Basterebbe solo questa frase a dimostrarne la grandezza come uomo e come Ceo: un grande imprenditore non è quello più furbo o più intelligente degli altri, ma quello più preparato.
Le scelte che ti rendono un ceo impopolare
Un imprenditore non può mai accontentare tutti. Nella sua vita in Apple, Tim Cook ha saputo fare molte scelte impopolari. Alcune in particolare mostrano la sua capacità di guardare oltre. Si ritrova contro molti membri del CDA quando, per esempio, decide di licenziare una figura storica in Apple, Scott Forstall, l’uomo dietro al successo di MAC OS X, il sistema operativo sviluppato da Cupertino.
Forstall, durante la gestione di Tim, prende due cantonate: l’app di web mapping (lontana parente di Google Maps, è un insuccesso clamoroso) e anche SIRI, che nelle prime versioni non piace a nessuno. Di fronte alle lamentele degli utenti, Cook chiede a Forstall di scusarsi. Ma lui, fin troppo egocentrico, si rifiuta di farlo. È la goccia che fa traboccare il vaso. Forstall non viene fatto fuori per i suoi errori, ma perché ha anteposto gli interessi personali a quelli dell’azienda, quello che un buon manager non dovrebbe mai fare.

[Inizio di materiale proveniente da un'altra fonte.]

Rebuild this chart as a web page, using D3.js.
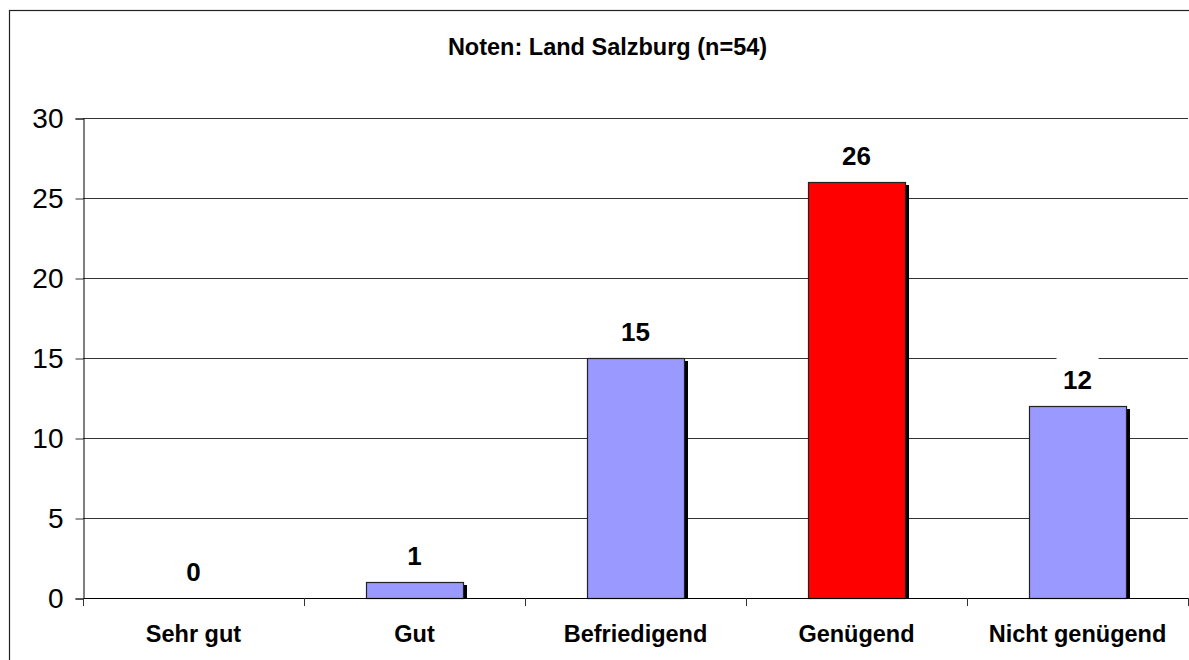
<!DOCTYPE html>
<html>
<head>
<meta charset="utf-8">
<script src="https://cdn.jsdelivr.net/npm/d3@7"></script>
<style>
  html, body { margin: 0; padding: 0; background: #fff; overflow: hidden; }
  svg { display: block; overflow: hidden; }
  text { font-family: Arial, "Liberation Sans", sans-serif; }
</style>
</head>
<body>
<svg id="chart" width="1189" height="660"></svg>
<script>
const categories = ["Sehr gut", "Gut", "Befriedigend", "Genügend", "Nicht genügend"];
const values = [0, 1, 15, 26, 12];
const barColors = ["#9999FF", "#9999FF", "#9999FF", "#FF0000", "#9999FF"];
const yTicks = [0, 5, 10, 15, 20, 25, 30];
const title = "Noten: Land Salzburg (n=54)";

const svg = d3.select("#chart");
const plot = { left: 83, right: 1188, top: 118, bottom: 598 };

// outer frame
svg.append("rect")
  .attr("x", 9.5).attr("y", 10.5)
  .attr("width", 1220).attr("height", 720)
  .attr("fill", "#fff").attr("stroke", "#222").attr("stroke-width", 1.2);

const x = d3.scaleBand().domain(categories).range([plot.left, plot.right]).paddingInner(0).paddingOuter(0);
const y = d3.scaleLinear().domain([0, 30]).range([plot.bottom, plot.top]);

// title
svg.append("text")
  .attr("x", 607.5).attr("y", 55)
  .attr("text-anchor", "middle")
  .attr("font-weight", "bold").attr("font-size", 23.5)
  .text(title);

// gridlines
svg.append("g").selectAll("line").data(yTicks.filter(d => d > 0)).join("line")
  .attr("x1", plot.left).attr("x2", plot.right)
  .attr("y1", d => Math.round(y(d)) + 0.5).attr("y2", d => Math.round(y(d)) + 0.5)
  .attr("stroke", "#333").attr("stroke-width", 1);

// y axis
const yAxis = d3.axisLeft(y).tickValues(yTicks).tickSize(8).tickPadding(12).tickFormat(d3.format("d"));
const gy = svg.append("g").attr("transform", `translate(${plot.left + 0.5},0.5)`).call(yAxis);
gy.select(".domain").attr("stroke", "#000");
gy.selectAll(".tick line").attr("stroke", "#333");
gy.selectAll(".tick text").attr("font-size", 28).attr("fill", "#000")
  .style("font-family", "Arial, 'Liberation Sans', sans-serif");

// bars
const bw = 97;
const bars = svg.append("g");
const sh = 4;
bars.selectAll("rect.shadow").data(categories).join("rect")
  .attr("class", "shadow")
  .attr("x", d => x(d) + x.bandwidth() / 2 - bw / 2 + sh)
  .attr("y", (d, i) => y(values[i]) + sh - 1)
  .attr("width", bw)
  .attr("height", (d, i) => Math.max(0, plot.bottom - (y(values[i]) + sh - 1)))
  .attr("fill", "#000")
  .attr("display", (d, i) => values[i] > 0 ? null : "none");
bars.selectAll("rect.bar").data(categories).join("rect")
  .attr("class", "bar")
  .attr("x", d => x(d) + x.bandwidth() / 2 - bw / 2 + 0.5)
  .attr("y", (d, i) => y(values[i]) + 0.5)
  .attr("width", bw)
  .attr("height", (d, i) => plot.bottom - y(values[i]))
  .attr("fill", (d, i) => barColors[i])
  .attr("stroke", "#222").attr("stroke-width", 1.2)
  .attr("display", (d, i) => values[i] > 0 ? null : "none");

// x axis
const xAxisLine = svg.append("g");
xAxisLine.append("line")
  .attr("x1", plot.left).attr("x2", plot.right)
  .attr("y1", plot.bottom + 0.5).attr("y2", plot.bottom + 0.5)
  .attr("stroke", "#000");
const boundaries = categories.map(d => x(d)).concat([x(categories[categories.length - 1]) + x.bandwidth()]);
xAxisLine.selectAll("line.tick").data(boundaries).join("line")
  .attr("class", "tick")
  .attr("x1", d => Math.round(d) + 0.5).attr("x2", d => Math.round(d) + 0.5)
  .attr("y1", plot.bottom).attr("y2", plot.bottom + 8)
  .attr("stroke", "#333");
svg.append("g").selectAll("text").data(categories).join("text")
  .attr("x", d => x(d) + x.bandwidth() / 2)
  .attr("y", 642)
  .attr("text-anchor", "middle")
  .attr("font-weight", "bold").attr("font-size", 23.5)
  .text(d => d);

// value labels
const lab = svg.append("g");
lab.selectAll("rect").data(categories).join("rect")
  .attr("x", d => x(d) + x.bandwidth() / 2 - 21)
  .attr("y", (d, i) => y(values[i]) - 17 - 31)
  .attr("width", 42).attr("height", 38)
  .attr("fill", "#fff");
lab.selectAll("text").data(categories).join("text")
  .attr("x", d => x(d) + x.bandwidth() / 2)
  .attr("y", (d, i) => y(values[i]) - 17)
  .attr("text-anchor", "middle")
  .attr("font-weight", "bold").attr("font-size", 26)
  .text((d, i) => values[i]);
</script>
</body>
</html>
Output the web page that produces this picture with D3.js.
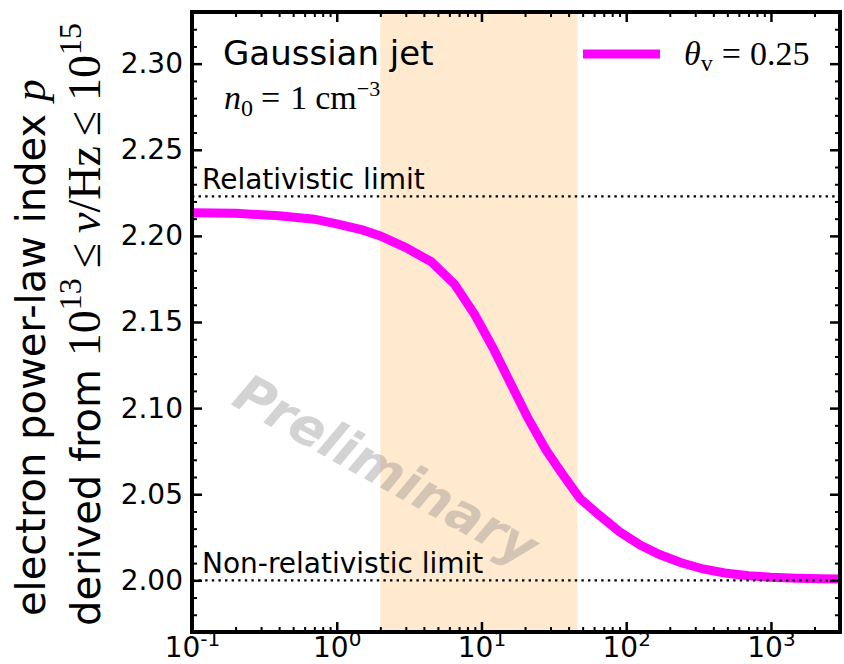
<!DOCTYPE html>
<html>
<head>
<meta charset="utf-8">
<script src="https://cdn.jsdelivr.net/npm/d3@7"></script>
<style>
  html, body { margin: 0; padding: 0; background: #fff; }
  svg { display: block; }
</style>
</head>
<body>
<svg id="chart" width="844" height="664"></svg>
<script>
// Observing frequency (Hz, log axis) and the derived electron power-law index p
const nuObs = [0.1, 0.2, 0.4, 0.7, 1.0, 1.5, 2.0, 3.0, 4.5, 6.5, 9, 12, 16, 21, 28, 37, 48,
               65, 90, 125, 170, 240, 340, 480, 700, 1000, 1500, 2200, 3000];
const pIndex = [2.2135, 2.2131, 2.2117, 2.2097, 2.2070, 2.2035, 2.2000, 2.1932, 2.1850,
                2.1720, 2.1542, 2.1350, 2.1139, 2.0940, 2.0755, 2.0606, 2.0474, 2.0379,
                2.0282, 2.0205, 2.0150, 2.0102, 2.0066, 2.0043, 2.0027, 2.0018, 2.0012,
                2.0009, 2.0008];

// Shaded frequency window
const bandRange = [2, 46];

// Asymptotic limits of p
const limitValues = [2.223, 2.0];
const limitLabels = ["Relativistic limit", "Non-relativistic limit"];

// Axis ticks
const yMajorTicks = [2.00, 2.05, 2.10, 2.15, 2.20, 2.25, 2.30];
const yTickLabels = ["2.00", "2.05", "2.10", "2.15", "2.20", "2.25", "2.30"];
const yMinorTicks = [1.97, 1.98, 1.99, 2.01, 2.02, 2.03, 2.04, 2.06, 2.07, 2.08, 2.09,
                     2.11, 2.12, 2.13, 2.14, 2.16, 2.17, 2.18, 2.19, 2.21, 2.22, 2.23, 2.24,
                     2.26, 2.27, 2.28, 2.29, 2.31, 2.32, 2.33];
const xMajorExps = [-1, 0, 1, 2, 3];
const xMinorTicks = [0.2, 0.3, 0.4, 0.5, 0.6, 0.7, 0.8, 0.9,
                     2, 3, 4, 5, 6, 7, 8, 9,
                     20, 30, 40, 50, 60, 70, 80, 90,
                     200, 300, 400, 500, 600, 700, 800, 900,
                     2000, 3000];

const seriesLabel = { sym: "θ", sub: "v", rest: "= 0.25" };

const W = 844, H = 664;
const m = { left: 192, right: 4, top: 12, bottom: 32 };
const x0 = m.left, x1 = W - m.right, y0 = m.top, y1 = H - m.bottom;

const svg = d3.select("#chart");
const x = d3.scaleLog().domain([0.1, 3000]).range([x0, x1]);
const y = d3.scaleLinear().domain([1.97, 2.33]).range([y1, y0]);

const SANS = "DejaVu Sans";
const SERIF = "Liberation Serif, DejaVu Serif, serif";

svg.append("defs").append("clipPath").attr("id", "plotclip")
  .append("rect").attr("x", x0).attr("y", y0).attr("width", x1 - x0).attr("height", y1 - y0);

const plot = svg.append("g").attr("clip-path", "url(#plotclip)");

// shaded window
plot.append("rect")
  .attr("x", x(bandRange[0])).attr("y", y0)
  .attr("width", x(bandRange[1]) - x(bandRange[0])).attr("height", y1 - y0)
  .attr("fill", "#ffe9cf");

// p(nu) curve
const line = d3.line().x((d, i) => x(nuObs[i])).y(d => y(d));
plot.append("path")
  .datum(pIndex)
  .attr("d", line)
  .attr("fill", "none")
  .attr("stroke", "#ff00ff")
  .attr("stroke-width", 9)
  .attr("stroke-linejoin", "miter");

// limit lines
plot.selectAll("line.limit").data(limitValues).join("line")
  .attr("class", "limit")
  .attr("x1", x0).attr("x2", x1)
  .attr("y1", d => y(d)).attr("y2", d => y(d))
  .attr("stroke", "#000").attr("stroke-width", 2.2)
  .attr("stroke-dasharray", "2.4 4.2");

// watermark
plot.append("text")
  .attr("transform", "translate(386,470) rotate(29)")
  .attr("text-anchor", "middle")
  .attr("dominant-baseline", "central")
  .attr("font-family", SANS)
  .attr("font-weight", "bold")
  .attr("font-style", "oblique")
  .attr("font-size", 52)
  .attr("fill", "#808080")
  .attr("fill-opacity", 0.35)
  .text("Preliminary");

// limit labels
svg.selectAll("text.limlab").data(limitValues).join("text")
  .attr("class", "limlab")
  .attr("x", 202)
  .attr("y", d => y(d) - 7)
  .attr("font-family", SANS)
  .attr("font-size", 28)
  .attr("fill", "#000")
  .text((d, i) => limitLabels[i]);

// model description
svg.append("text")
  .attr("x", 223).attr("y", 65)
  .attr("font-family", SANS).attr("font-size", 34)
  .text("Gaussian jet");

const nt = svg.append("text")
  .attr("x", 224).attr("y", 109)
  .attr("font-family", SERIF).attr("font-size", 34);
nt.append("tspan").attr("font-style", "italic").text("n");
nt.append("tspan").attr("font-size", 24).attr("dy", 7).text("0");
nt.append("tspan").attr("dy", -7).attr("dx", 8).text("=");
nt.append("tspan").attr("dx", 10).text("1");
nt.append("tspan").attr("dx", 8).text("cm");
nt.append("tspan").attr("font-size", 22).attr("dy", -13).text("−3");

// legend
svg.append("line")
  .attr("x1", 583).attr("x2", 660).attr("y1", 54).attr("y2", 54)
  .attr("stroke", "#ff00ff").attr("stroke-width", 9);
const lt = svg.append("text")
  .attr("x", 684).attr("y", 65)
  .attr("font-family", SERIF).attr("font-size", 34);
lt.append("tspan").attr("font-style", "italic").text(seriesLabel.sym);
lt.append("tspan").attr("font-size", 24).attr("dy", 6).text(seriesLabel.sub);
lt.append("tspan").attr("dy", -6).attr("dx", 9).text(seriesLabel.rest.slice(0, 1));
lt.append("tspan").attr("dx", 9).text(seriesLabel.rest.slice(2));

// axes: ticks point inward on all four sides
function styleAxis(g, width) {
  g.select(".domain").remove();
  g.selectAll(".tick line").attr("stroke", "#000").attr("stroke-width", width);
}

svg.append("g").attr("transform", `translate(${x0},0)`)
  .call(d3.axisLeft(y).tickValues(yMajorTicks).tickSize(-10).tickPadding(9)
        .tickFormat((d, i) => yTickLabels[i]))
  .call(g => styleAxis(g, 2.5))
  .call(g => g.selectAll(".tick text").attr("font-family", SANS).attr("font-size", 28).attr("fill", "#000"));
svg.append("g").attr("transform", `translate(${x0},0)`)
  .call(d3.axisLeft(y).tickValues(yMinorTicks).tickSize(-5).tickFormat(""))
  .call(g => styleAxis(g, 2));
svg.append("g").attr("transform", `translate(${x1},0)`)
  .call(d3.axisRight(y).tickValues(yMajorTicks).tickSize(-10).tickFormat(""))
  .call(g => styleAxis(g, 2.5));
svg.append("g").attr("transform", `translate(${x1},0)`)
  .call(d3.axisRight(y).tickValues(yMinorTicks).tickSize(-5).tickFormat(""))
  .call(g => styleAxis(g, 2));

const xMajor = xMajorExps.map(e => Math.pow(10, e));
svg.append("g").attr("transform", `translate(0,${y1})`)
  .call(d3.axisBottom(x).tickValues(xMajor).tickSize(-10).tickFormat(""))
  .call(g => styleAxis(g, 2.5))
  .call(g => g.selectAll(".tick").each(function (d, i) {
    const t = d3.select(this).append("text")
      .attr("y", 25).attr("text-anchor", "middle")
      .attr("font-family", SANS).attr("font-size", 28).attr("fill", "#000");
    t.append("tspan").text("10");
    t.append("tspan").attr("font-size", 20).attr("dy", -11).text(String(xMajorExps[i]));
  }));
svg.append("g").attr("transform", `translate(0,${y1})`)
  .call(d3.axisBottom(x).tickValues(xMinorTicks).tickSize(-5).tickFormat(""))
  .call(g => styleAxis(g, 2));
svg.append("g").attr("transform", `translate(0,${y0})`)
  .call(d3.axisTop(x).tickValues(xMajor).tickSize(-10).tickFormat(""))
  .call(g => styleAxis(g, 2.5));
svg.append("g").attr("transform", `translate(0,${y0})`)
  .call(d3.axisTop(x).tickValues(xMinorTicks).tickSize(-5).tickFormat(""))
  .call(g => styleAxis(g, 2));

// frame
svg.append("rect")
  .attr("x", x0).attr("y", y0).attr("width", x1 - x0).attr("height", y1 - y0)
  .attr("fill", "none").attr("stroke", "#000").attr("stroke-width", 4);

// y-axis label (two lines)
const yl1 = svg.append("text")
  .attr("transform", "translate(45,616) rotate(-90)")
  .attr("font-family", SANS).attr("font-size", 40).attr("fill", "#000");
yl1.append("tspan").text("electron power-law index ");
yl1.append("tspan").attr("font-family", SERIF).attr("font-style", "italic").attr("font-size", 44).text("p");

const yl2 = svg.append("text")
  .attr("transform", "translate(100,626) rotate(-90)")
  .attr("font-family", SANS).attr("font-size", 40).attr("fill", "#000");
yl2.append("tspan").text("derived from ");
const mathPart = (txt, opts = {}) => {
  const t = yl2.append("tspan").attr("font-family", SERIF).attr("font-size", opts.size || 46);
  if (opts.dy) t.attr("dy", opts.dy);
  if (opts.dx) t.attr("dx", opts.dx);
  if (opts.italic) t.attr("font-style", "italic");
  t.text(txt);
};
mathPart("10");
mathPart("13", { size: 32, dy: -19 });
mathPart("≤", { dy: 19, dx: 10 });
mathPart("ν", { italic: true, dx: 10 });
mathPart("/Hz");
mathPart("≤", { dx: 10 });
mathPart("10", { dx: 10 });
mathPart("15", { size: 32, dy: -19 });
</script>
</body>
</html>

Sarà poi lo stesso Cook a scusarsi personalmente con gli utenti di questi fallimenti, mostrando un’altra qualità di un grande Ceo: la capacità di chiedere scusa di fronte a un errore suo o del suo team di lavoro.
Un secondo episodio mostra bene i nervi saldi del leader di Apple. Forse lo ricordi: siamo nel dicembre del 2015, all’indomani della strage di San Bernardino, una sparatoria terribile in un centro disabili, con più di 14 morti.
L’FBI chiede a Apple di accedere ai dati di un suo cliente, tra i responsabili della strage. In pratica, i federali chiedono all’azienda di fornire una backdoor, una porta secondaria di accesso, che avrebbe permesso all’agenzia governativa di accedere alle info del dispositivo iOS. Per questo l’FBI chiede a Apple di scrivere un nuovo codice software.
La pressione sulle spalle di Tim è tanta. Trump, allora candidato alla Casa Bianca, fa dei tweet al veleno contro Apple, chiedendo di boicottare i suoi prodotti. Una parte dell’opinione pubblica si schiera contro Tim Cook, etichettato come “amico dei terroristi”.
Cook in realtà sa bene che cambiare il sistema operativo avrebbe significato mettere a repentaglio la sicurezza di centinaia di milioni di utenti, creando un precedente pericoloso.
Malgrado abbia mezza stampa e l’opinione pubblica contro, Cook non cede di un millimetro. La vicenda finisce bene per lui e Apple: alla fine l’FBI riesce comunque a sbloccare il telefono della persona coinvolta nella strage e Cook ne esce vittorioso, come uno dei più strenui difensore dei diritti della privacy online.